Do not copy the pictures; transcribe all other material exactly.

> **Data segment**
####

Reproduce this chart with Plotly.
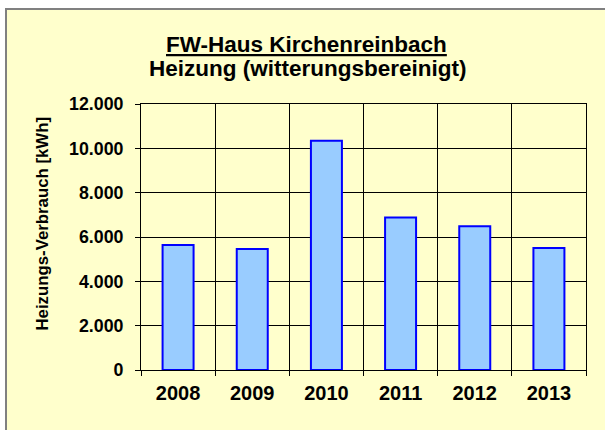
import plotly.graph_objects as go

years = ["2008", "2009", "2010", "2011", "2012", "2013"]
verbrauch = [5640, 5460, 10340, 6880, 6490, 5500]
title_line1 = "FW-Haus Kirchenreinbach"
title_line2 = "Heizung (witterungsbereinigt)"
y_title = "Heizungs-Verbrauch [kWh]"
y_ticks = [0, 2000, 4000, 6000, 8000, 10000, 12000]

FONT = "Arial, Liberation Sans, sans-serif"
W, H = 605, 430
ML, MR, MT, MB = 141, 19, 104, 60
pw, ph = W - ML - MR, H - MT - MB

def px_x(p):
    return (p - ML) / pw

def px_y(p):
    return (H - MB - p) / ph

fig = go.Figure(go.Bar(
    x=years, y=verbrauch,
    marker=dict(color="#99CCFF", line=dict(color="#0000FF", width=2)),
))

fig.update_layout(
    width=W, height=H,
    margin=dict(l=ML, r=MR, t=MT, b=MB, pad=0),
    paper_bgcolor="white",
    plot_bgcolor="#FFFFCC",
    bargap=0.582,
    separators=",.",
    showlegend=False,
    font=dict(family=FONT, color="black"),
    shapes=[dict(
        type="rect", xref="paper", yref="paper", layer="below",
        x0=px_x(6), x1=px_x(640), y0=px_y(460), y1=px_y(9),
        fillcolor="#FFFFCC", line=dict(color="#808080", width=2),
    )],
    annotations=[
        dict(text="<u>" + title_line1 + "</u>", xref="paper", yref="paper",
             x=px_x(306), y=px_y(44.5), xanchor="center", yanchor="middle",
             showarrow=False,
             font=dict(size=22.5, family=FONT, weight="bold")),
        dict(text=title_line2, xref="paper", yref="paper",
             x=px_x(307.5), y=px_y(68.5), xanchor="center", yanchor="middle",
             showarrow=False,
             font=dict(size=22.5, family=FONT, weight="bold")),
        dict(text=y_title, xref="paper", yref="paper", textangle=-90,
             x=px_x(41.5), y=px_y(224), xanchor="center", yanchor="middle",
             showarrow=False,
             font=dict(size=16.8, family=FONT, weight="bold")),
    ],
)

fig.update_xaxes(
    type="category", tickson="boundaries",
    showgrid=True, gridcolor="black", gridwidth=1,
    showline=True, linecolor="black", linewidth=1, mirror=True,
    ticks="outside", ticklen=5, tickcolor="black",
    tickfont=dict(size=20, family=FONT, weight="bold"),
    ticklabelstandoff=5,
)
fig.update_yaxes(
    range=[0, 12000], tickvals=y_ticks, tickformat=",d",
    showgrid=True, gridcolor="black", gridwidth=1,
    showline=True, linecolor="black", linewidth=1, mirror=True,
    ticks="outside", ticklen=5, tickcolor="black",
    tickfont=dict(size=17.8, family=FONT, weight="bold"),
    ticklabelstandoff=8,
    zeroline=False,
)

fig.write_html("out.html", config={"displayModeBar": False},
               post_script="document.body.style.margin='0px';")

####

> **Response**
Reproduce this chart with Plotly.
import plotly.graph_objects as go

years = ["2008", "2009", "2010", "2011", "2012", "2013"]
verbrauch = [5640, 5460, 10340, 6880, 6490, 5500]
title_line1 = "FW-Haus Kirchenreinbach"
title_line2 = "Heizung (witterungsbereinigt)"
y_title = "Heizungs-Verbrauch [kWh]"
y_ticks = [0, 2000, 4000, 6000, 8000, 10000, 12000]

FONT = "Arial, Liberation Sans, sans-serif"
W, H = 605, 430
ML, MR, MT, MB = 141, 19, 104, 60
pw, ph = W - ML - MR, H - MT - MB

def px_x(p):
    return (p - ML) / pw

def px_y(p):
    return (H - MB - p) / ph

fig = go.Figure(go.Bar(
    x=years, y=verbrauch,
    marker=dict(color="#99CCFF", line=dict(color="#0000FF", width=2)),
))

fig.update_layout(
    width=W, height=H,
    margin=dict(l=ML, r=MR, t=MT, b=MB, pad=0),
    paper_bgcolor="white",
    plot_bgcolor="#FFFFCC",
    bargap=0.582,
    separators=",.",
    showlegend=False,
    font=dict(family=FONT, color="black"),
    shapes=[dict(
        type="rect", xref="paper", yref="paper", layer="below",
        x0=px_x(6), x1=px_x(640), y0=px_y(460), y1=px_y(9),
        fillcolor="#FFFFCC", line=dict(color="#808080", width=2),
    )],
    annotations=[
        dict(text="<u>" + title_line1 + "</u>", xref="paper", yref="paper",
             x=px_x(306), y=px_y(44.5), xanchor="center", yanchor="middle",
             showarrow=False,
             font=dict(size=22.5, family=FONT, weight="bold")),
        dict(text=title_line2, xref="paper", yref="paper",
             x=px_x(307.5), y=px_y(68.5), xanchor="center", yanchor="middle",
             showarrow=False,
             font=dict(size=22.5, family=FONT, weight="bold")),
        dict(text=y_title, xref="paper", yref="paper", textangle=-90,
             x=px_x(41.5), y=px_y(224), xanchor="center", yanchor="middle",
             showarrow=False,
             font=dict(size=16.8, family=FONT, weight="bold")),
    ],
)

fig.update_xaxes(
    type="category", tickson="boundaries",
    showgrid=True, gridcolor="black", gridwidth=1,
    showline=True, linecolor="black", linewidth=1, mirror=True,
    ticks="outside", ticklen=5, tickcolor="black",
    tickfont=dict(size=20, family=FONT, weight="bold"),
    ticklabelstandoff=5,
)
fig.update_yaxes(
    range=[0, 12000], tickvals=y_ticks, tickformat=",d",
    showgrid=True, gridcolor="black", gridwidth=1,
    showline=True, linecolor="black", linewidth=1, mirror=True,
    ticks="outside", ticklen=5, tickcolor="black",
    tickfont=dict(size=17.8, family=FONT, weight="bold"),
    ticklabelstandoff=8,
    zeroline=False,
)

fig.write_html("out.html", config={"displayModeBar": False},
               post_script="document.body.style.margin='0px';")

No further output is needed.